# INSTRUCTIONS TO FOLLOW
Leave out every picture, then transcribe the rest of the listing exactly.

# DATASET EXCERPT
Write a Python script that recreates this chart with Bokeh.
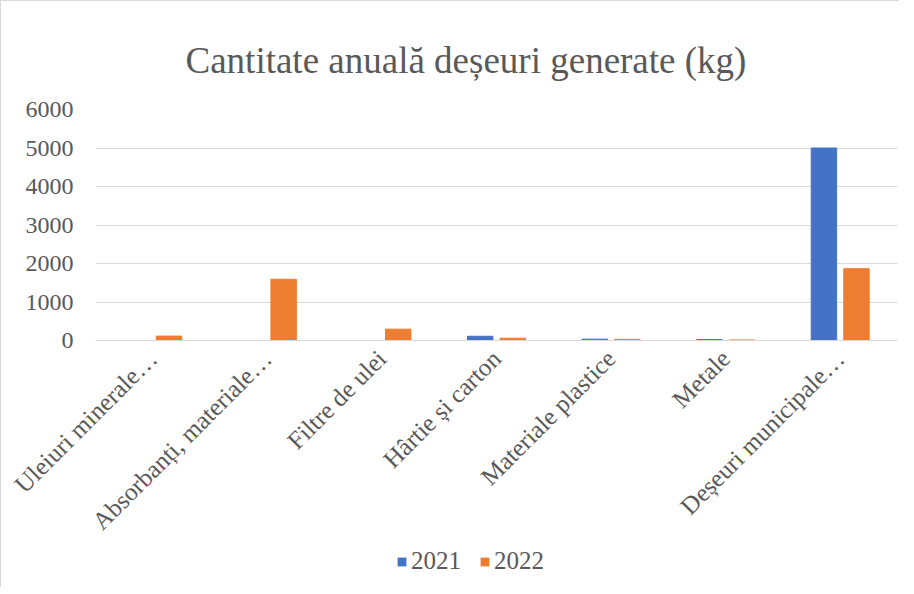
from bokeh.plotting import figure
from bokeh.layouts import column
from bokeh.models import ColumnDataSource, FactorRange, Legend, LegendItem, Range1d, Title
from bokeh.transform import dodge
from bokeh.embed import file_html
from bokeh.resources import INLINE
import math

categories = ["Uleiuri minerale…", "Absorbanți, materiale…", "Filtre de ulei",
              "Hârtie și carton", "Materiale plastice", "Metale", "Deșeuri municipale…"]
years = ["2021", "2022"]
values_2021 = [0, 0, 0, 110, 35, 25, 5000]
values_2022 = [115, 1590, 295, 60, 30, 15, 1865]
y_ticks = [0, 1000, 2000, 3000, 4000, 5000, 6000]
colors = ["#4472C4", "#ED7D31"]

source = ColumnDataSource(dict(cat=categories, v2021=values_2021, v2022=values_2022))

FONT = "serif"
GREY = "#595959"

p = figure(x_range=FactorRange(*categories), y_range=Range1d(0, 6000),
           width=898, height=546, output_backend="svg", toolbar_location=None,
           min_border_left=94, min_border_right=2, min_border_top=108, min_border_bottom=206)

title = Title(text="Cantitate anuală deșeuri generate (kg)", align="left",
              text_font=FONT, text_font_size="37px", text_color=GREY,
              text_font_style="normal", standoff=58, offset=90)
p.add_layout(title, "above")
p.title.visible = False

p.vbar(x=dodge("cat", -0.142, range=p.x_range), top="v2021", width=0.222,
       source=source, fill_color=colors[0], line_color=colors[0])
p.vbar(x=dodge("cat", 0.142, range=p.x_range), top="v2022", width=0.222,
       source=source, fill_color=colors[1], line_color=colors[1])

p.outline_line_color = None
p.xgrid.grid_line_color = None
p.ygrid.grid_line_color = "#d9d9d9"
p.ygrid.ticker = y_ticks
p.yaxis.ticker = y_ticks
p.yaxis.axis_line_color = None
p.yaxis.major_tick_line_color = None
p.yaxis.minor_tick_line_color = None
p.yaxis.major_label_text_font = FONT
p.yaxis.major_label_text_font_size = "24px"
p.yaxis.major_label_text_color = GREY
p.yaxis.major_label_standoff = 16

p.xaxis.axis_line_color = "#d9d9d9"
p.xaxis.major_tick_line_color = None
p.xaxis.minor_tick_line_color = None
p.xaxis.major_label_orientation = math.pi / 4
p.xaxis.major_label_text_font = FONT
p.xaxis.major_label_text_font_size = "25px"
p.xaxis.major_label_text_color = GREY
p.xaxis.major_label_standoff = 8
p.x_range.range_padding = 0
p.x_range.group_padding = 0

# legend strip (swatches only; zero-size glyphs)
q = figure(width=898, height=40, output_backend="svg", toolbar_location=None,
           x_range=Range1d(0, 1), y_range=Range1d(0, 1),
           x_axis_location=None, y_axis_location=None,
           min_border_left=0, min_border_right=0, min_border_top=0, min_border_bottom=0)
q.grid.grid_line_color = None
q.outline_line_color = None
s1 = q.vbar(x=[0.5], top=[0], bottom=[0], width=0, fill_color=colors[0], line_color=None)
s2 = q.vbar(x=[0.5], top=[0], bottom=[0], width=0, fill_color=colors[1], line_color=None)
legend = Legend(items=[LegendItem(label=years[0], renderers=[s1]),
                       LegendItem(label=years[1], renderers=[s2])],
                orientation="horizontal", location=(301, 12),
                label_text_font=FONT, label_text_font_size="25px", label_text_color=GREY,
                glyph_width=11, glyph_height=11, spacing=18, label_standoff=4,
                padding=2, margin=0,
                border_line_color=None, background_fill_alpha=0)
q.add_layout(legend, "center")

layout = column(p, q, spacing=0)
layout.styles = {"border-left": "1px solid #d9d9d9", "border-top": "1px solid #d9d9d9"}

open("out.html", "w").write(file_html(layout, INLINE))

# EXERCISE OUTPUT
Write a Python script that recreates this chart with Bokeh.
from bokeh.plotting import figure
from bokeh.layouts import column
from bokeh.models import ColumnDataSource, FactorRange, Legend, LegendItem, Range1d, Title
from bokeh.transform import dodge
from bokeh.embed import file_html
from bokeh.resources import INLINE
import math

categories = ["Uleiuri minerale…", "Absorbanți, materiale…", "Filtre de ulei",
              "Hârtie și carton", "Materiale plastice", "Metale", "Deșeuri municipale…"]
years = ["2021", "2022"]
values_2021 = [0, 0, 0, 110, 35, 25, 5000]
values_2022 = [115, 1590, 295, 60, 30, 15, 1865]
y_ticks = [0, 1000, 2000, 3000, 4000, 5000, 6000]
colors = ["#4472C4", "#ED7D31"]

source = ColumnDataSource(dict(cat=categories, v2021=values_2021, v2022=values_2022))

FONT = "serif"
GREY = "#595959"

p = figure(x_range=FactorRange(*categories), y_range=Range1d(0, 6000),
           width=898, height=546, output_backend="svg", toolbar_location=None,
           min_border_left=94, min_border_right=2, min_border_top=108, min_border_bottom=206)

title = Title(text="Cantitate anuală deșeuri generate (kg)", align="left",
              text_font=FONT, text_font_size="37px", text_color=GREY,
              text_font_style="normal", standoff=58, offset=90)
p.add_layout(title, "above")
p.title.visible = False

p.vbar(x=dodge("cat", -0.142, range=p.x_range), top="v2021", width=0.222,
       source=source, fill_color=colors[0], line_color=colors[0])
p.vbar(x=dodge("cat", 0.142, range=p.x_range), top="v2022", width=0.222,
       source=source, fill_color=colors[1], line_color=colors[1])

p.outline_line_color = None
p.xgrid.grid_line_color = None
p.ygrid.grid_line_color = "#d9d9d9"
p.ygrid.ticker = y_ticks
p.yaxis.ticker = y_ticks
p.yaxis.axis_line_color = None
p.yaxis.major_tick_line_color = None
p.yaxis.minor_tick_line_color = None
p.yaxis.major_label_text_font = FONT
p.yaxis.major_label_text_font_size = "24px"
p.yaxis.major_label_text_color = GREY
p.yaxis.major_label_standoff = 16

p.xaxis.axis_line_color = "#d9d9d9"
p.xaxis.major_tick_line_color = None
p.xaxis.minor_tick_line_color = None
p.xaxis.major_label_orientation = math.pi / 4
p.xaxis.major_label_text_font = FONT
p.xaxis.major_label_text_font_size = "25px"
p.xaxis.major_label_text_color = GREY
p.xaxis.major_label_standoff = 8
p.x_range.range_padding = 0
p.x_range.group_padding = 0

# legend strip (swatches only; zero-size glyphs)
q = figure(width=898, height=40, output_backend="svg", toolbar_location=None,
           x_range=Range1d(0, 1), y_range=Range1d(0, 1),
           x_axis_location=None, y_axis_location=None,
           min_border_left=0, min_border_right=0, min_border_top=0, min_border_bottom=0)
q.grid.grid_line_color = None
q.outline_line_color = None
s1 = q.vbar(x=[0.5], top=[0], bottom=[0], width=0, fill_color=colors[0], line_color=None)
s2 = q.vbar(x=[0.5], top=[0], bottom=[0], width=0, fill_color=colors[1], line_color=None)
legend = Legend(items=[LegendItem(label=years[0], renderers=[s1]),
                       LegendItem(label=years[1], renderers=[s2])],
                orientation="horizontal", location=(301, 12),
                label_text_font=FONT, label_text_font_size="25px", label_text_color=GREY,
                glyph_width=11, glyph_height=11, spacing=18, label_standoff=4,
                padding=2, margin=0,
                border_line_color=None, background_fill_alpha=0)
q.add_layout(legend, "center")

layout = column(p, q, spacing=0)
layout.styles = {"border-left": "1px solid #d9d9d9", "border-top": "1px solid #d9d9d9"}

open("out.html", "w").write(file_html(layout, INLINE))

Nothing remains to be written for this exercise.